Ariel PinkEXPAND
Ariel Pink
Eliot Lee Hazel

Ariel Pink Is Releasing a New Album — but First, He Has Some Divorce Papers to Sign

"I’ve got to get divorced today,” Ariel Pink says, with the casual nonchalance of someone saying they need to pick up light bulbs from Target.

This is how our conversation begins. No banal pleasantries, just banter about marital dissolution on a scalding afternoon late in this dystopian summer. He’s wearing cherry red pants; his hair, once blond, then fuchsia, is now black. His polo shirt is a late-30s, yacht-club divorcee pink.

“I didn’t know you were married,” I reply.

“Neither did I.”

If you know Ariel Pink, this makes perfect illogical sense. For the last 15 years, the Beverly Hills native has slowly turned himself into the sun-cracked waking myth that he always aspired to be — somewhere between Arthur Lee and Angelyne, Dennis Wilson and Dennis Woodruff, Frank Zappa and Frank Stallone. A revered cult hero ingrained in the civic fabric, a postmodern reinvention fable told with self-aware absurdity and deceptively brilliant songcraft.

“I got married about 15 years ago,” Pink explains, walking to Folerio’s, a favorite neighborhood restaurant near the Highland Park apartment he’s inhabited for the last decade.

“I thought my ex filed the papers but apparently she never did,” he continues. “She surprised me last week, like — OK, we haven’t spoken in forever, but now I need a divorce.”
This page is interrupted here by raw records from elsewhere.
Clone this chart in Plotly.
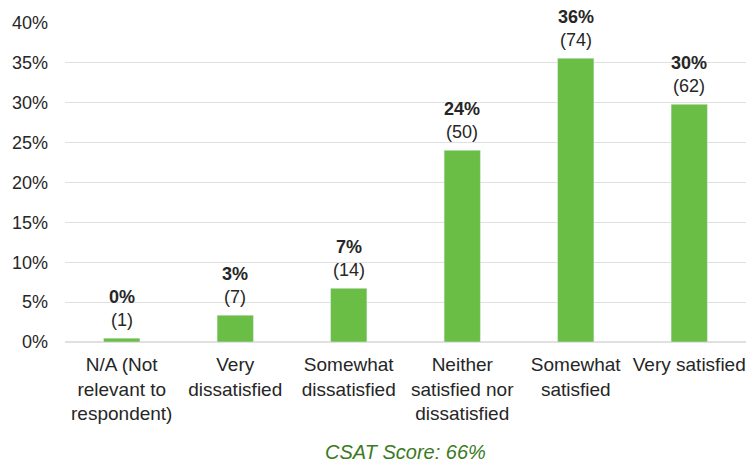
import plotly.graph_objects as go

categories = ["N/A (Not<br>relevant to<br>respondent)", "Very<br>dissatisfied", "Somewhat<br>dissatisfied",
              "Neither<br>satisfied nor<br>dissatisfied", "Somewhat<br>satisfied", "Very satisfied"]
counts = [1, 7, 14, 50, 74, 62]
total = sum(counts)
shares = [c / total for c in counts]
labels = [f"<b>{round(s*100):d}%</b><br>({c})" for s, c in zip(shares, counts)]

FONT = "Liberation Sans, Arial"
fig = go.Figure(go.Bar(x=categories, y=shares, marker_color="#6abd45", hoverinfo="skip"))
for cat, s, lab in zip(categories, shares, labels):
    fig.add_annotation(x=cat, y=s, text=lab, showarrow=False, yanchor="bottom", yshift=6,
                       font=dict(size=18, color="#262626", family=FONT))
fig.update_layout(
    width=754, height=464, margin=dict(l=65, r=8, t=23, b=122),
    plot_bgcolor="white", paper_bgcolor="white",
    bargap=0.68, showlegend=False,
    font=dict(family=FONT, size=18, color="#262626"),
)
fig.update_yaxes(range=[0, 0.40], dtick=0.05, tickformat=".0%", gridcolor="#e0e0e0",
                 zeroline=True, zerolinecolor="#e0e0e0", ticks="", tickfont=dict(size=18),
                 ticklabelstandoff=16)
fig.update_xaxes(tickfont=dict(size=19), ticks="", showline=False, tickangle=0,
                 ticklabelstandoff=9)
fig.add_annotation(text="<i>CSAT Score: 66%</i>", xref="paper", yref="paper", x=0.5, y=0,
                   yshift=-110, showarrow=False, yanchor="middle",
                   font=dict(size=20, color="#3b7a24", family=FONT))
fig.write_html("out.html")
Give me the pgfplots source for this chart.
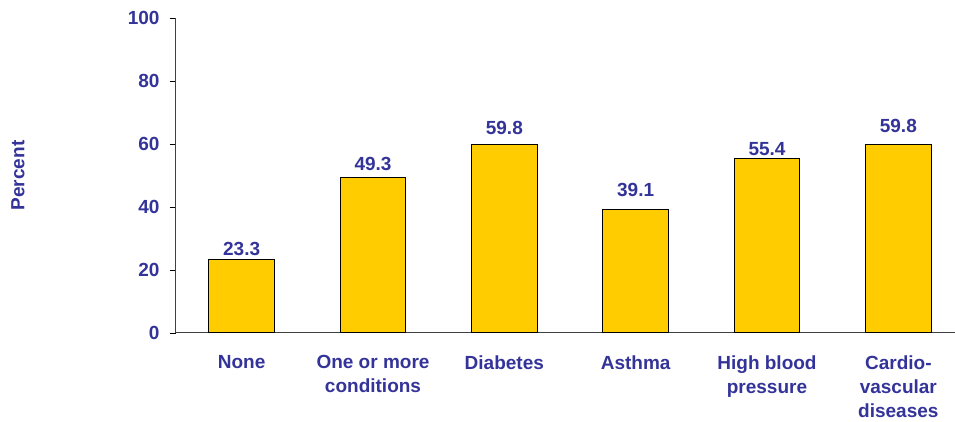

We’re nominally meeting to talk about Pink’s latest album, Dedicated to Bobby Jameson, released next week on Mexican Summer. Predictably, the conversation splinters into miscellaneous tangents. In another dimension, Pink should’ve been a regular on Merv Griffin.

“It’s like we have the original bad guys from Batman all fighting right now,” he quips. “The Russians are back. Hitler is back. It’s like we’re fighting a 10-headed monster.”

He gulps down some penne pomodoro pasta.

“It’s The Truman Show or Big Brother starring Donald Trump,” Pink laments. “We need to stop acting like Cain and Abel. This is America; we need both sides to work together to make this the shitty place that it is.”

Don’t be concerned; this is the furthest thing from an Ariel Pink political album. Instead, he’s composed a tribute to the late Bobby Jameson, a Sunset Strip ’60s singer-songwriter expected to be one of the greatest stars of the Aquarian Age, but whose career dissolved in a haze of drug abuse, management and label swindles and depression.

A Zelig-like figure who collaborated with The Rolling Stones, Crazy Horse and Frank Zappa, Jameson eventually disappeared into the ether until his music was slowly rediscovered in the early ’00s. Until his death in 2015, Jameson kept a blog that functioned as both autobiography and a soapbox to castigate the inequities of the music business.

“It’s so well-written and vast that I got completely engrossed in it,” Pink says. “His music was OK, but it’s about his voice as a writer. It resonates with me in so many ways, from the planned obsolescence of the industry, the pathos, his different aliases, and the audience’s inability to never see the thread running through them.”

It’s easy to understand the kinship between Pink and Jameson. The former figured he’d languish in lo-fi record-store obscurity until being anointed as one of the most important musicians of his generation. Though his outspokenness and idiosyncrasies have garnered him more headlines than his songs in recent years, Dedicated to Bobby Jameson is another batch of whimsical, bizarre and outstanding songs from a singular L.A. original, a reminder why he deserved to make it to the other side.

“I just want to be a totally boring, blowhard, career artist,” Pink says, half-jokingly — raising his eyebrows, completely aware that at least the latter half of that fate is secure.

Ariel Pink's Dedicated to Bobby Jameson is out Sept. 15 on Mexican Summer.